Auf die Frage, ob sich die ägyptischen Komponisten auf dem Weg zu einer nationalen Musik befänden, fiel die Antwort von Amr Okba sicher exemplarisch für die Region aus. Er selbst habe in Europa, insbesondere in Österreich weiter studiert, während sich sein ehemaliger Kommilitone Ahmed Madkour in den USA den letzten Schliff geholt hatte. Der heutige Leiter des Kulturzentrums der Bibliotheca Alexandrina Aherif Mohie El Din diplomierte sich indes im Fach dirigieren in Paris. Die ägyptische Musik sei durch individuelle Entwicklungen geprägt und allenfalls durch gemeinsame Wurzeln verbunden. Ähnlich formulierte es bereits der aus Teheran stammende und in München lebende Arash Safaian: „Ich verstehe mich als einen globalisierten Menschen in dem alles verschmolzen ist“. Der palästinensisch-israelisch Komponist Samir Odeh-Tamimi stammt indes aus deinem arabischen Dorf bei Tel Aviv, studierte aber in Kiel und Bremen.

Doch die gemeinsamen kulturellen Wurzeln sind nicht zu unterschätzen, reichen sie doch Tausende von Jahren in die vorchristliche Zeit zurück, prägen offenbar auch bis heute die Mentalität. Sie ist vielleicht nicht in einer einheitlichen musikalischen Stilistik zu finden, doch durchaus in der Denkweise und inhaltlichen Auffassung.

Babylon als Wiege der arabischen Kultur übt nach wie vor eine besondere Faszination aus. Sich mit diesem Thema auseinanderzusetzen, bedeutete für die fünf Komponisten ein Nachdenken über die eigene Identität in historischen Dimensionen. Es spielte sich aber nach den Regeln der westlichen Musik ab, in gewisser Weise daher als ein Blick von außen, der dennoch von innen heraus empfunden wurde. Und letzteres erwies sich als entscheidend für die fremdartige Wirkung der Kompositionen, obwohl lediglich Sherif Mohie El Din ein traditionelles orientalisches Instrument eingesetzt hatte. Von Wael el Mahallawy virtuos gespielt, kam das Kanun, eine orientalische Zither, mit seinem magischen, metallischen Klang in „Three Moods“ zum Einsatz. Aber auch die Unisono-Verbindung aus Klarinette und Flöte verliehen dieser Komposition eine orientalische Note. Faszinierend erklang der vokale Part in einer Überlagerung von Pattern und bisweilen Stimmakrobatischen Ausbrüchen.

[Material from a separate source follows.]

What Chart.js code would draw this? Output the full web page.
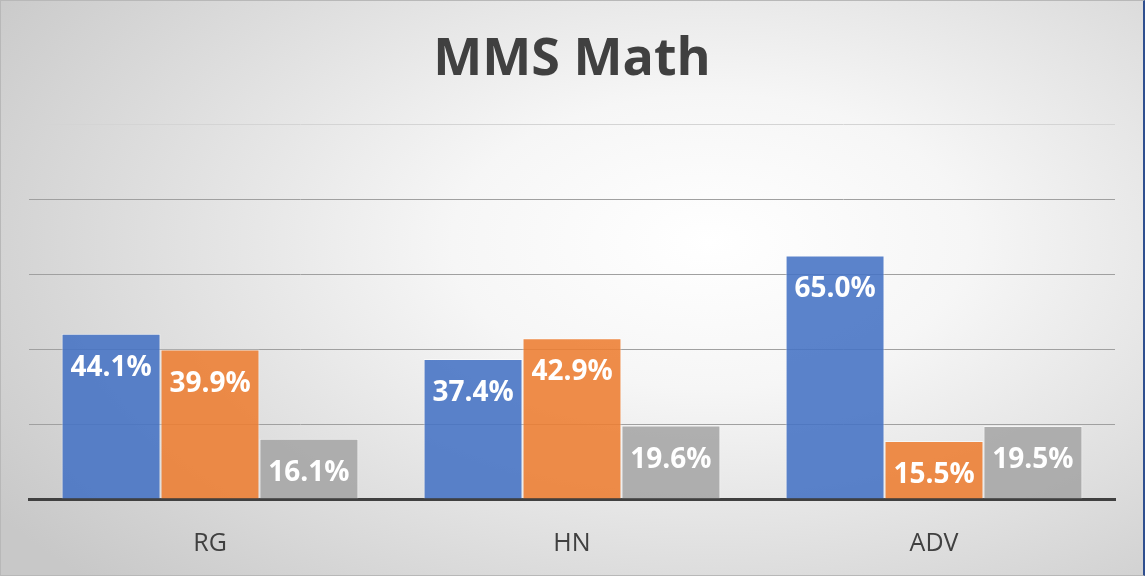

Die heikle Aufgabe, die andersartige, reiche Farbigkeit herauszuarbeiten, übernahmen in globalisierter Kooperation die Neuen Vocalsolisten, das Egyptian Contemporary Music Ensemble sowie das Ensemble Zukunftsmusik unter der Leitung der zweiten Kapellmeisterin am Theater Augsburg Carolin Nordmeyer, die in Detmold und Paris studiert hatte. Und gerade die Verschiedenartigkeit der Werke erforderte eine enorme Flexibilität. Safaians „Night Falls“ flimmerte mysteriös und geradezu minimalistisch. Odeh-Tamimi reduzierte das Vokabular in „Ka Anna Ha“ auf eine Bass-Stimme und Daiko (japanische Trommel), um dem Freiheitskampf im arabischen Raum eine frappierende Intensität zu verleihen.

„White Shroud“ wie auch „The Epic of Gilgamesh – The Cedar Forest: Tablet V“ von Madkour zeigten sich vielschichtiger, prägnant rhythmisiert, doch auch reich an klangexperimentellen Stimmungsbildern, die dramatisch zu erzählen vermochten. „Instability Ω“ von Amr Okba verdeutlichte indes den erläuterten internationalisierten Ansatz. Sein Quintett wurde durch eine Gondelfahrt in Venedig inspiriert und ist einem allmählich intensivierten Wogen nachempfunden. Eine orientalisierende Vision, die sich in luftiger Leichtigkeit wieder auflöst.

Bedauerlich, dass die großartige Arbeit in Augsburg in Sachen zeitgenössischer Musik so wenig überregionale Beachtung findet. Die Zukunft des Festivals Zukunft(s)musik sei finanziell nicht gesichert, gestand Johannes Gutfleisch im Gespräch. Doch der Cellist plant und organisiert weiter – während er auf ein Wunder hofft.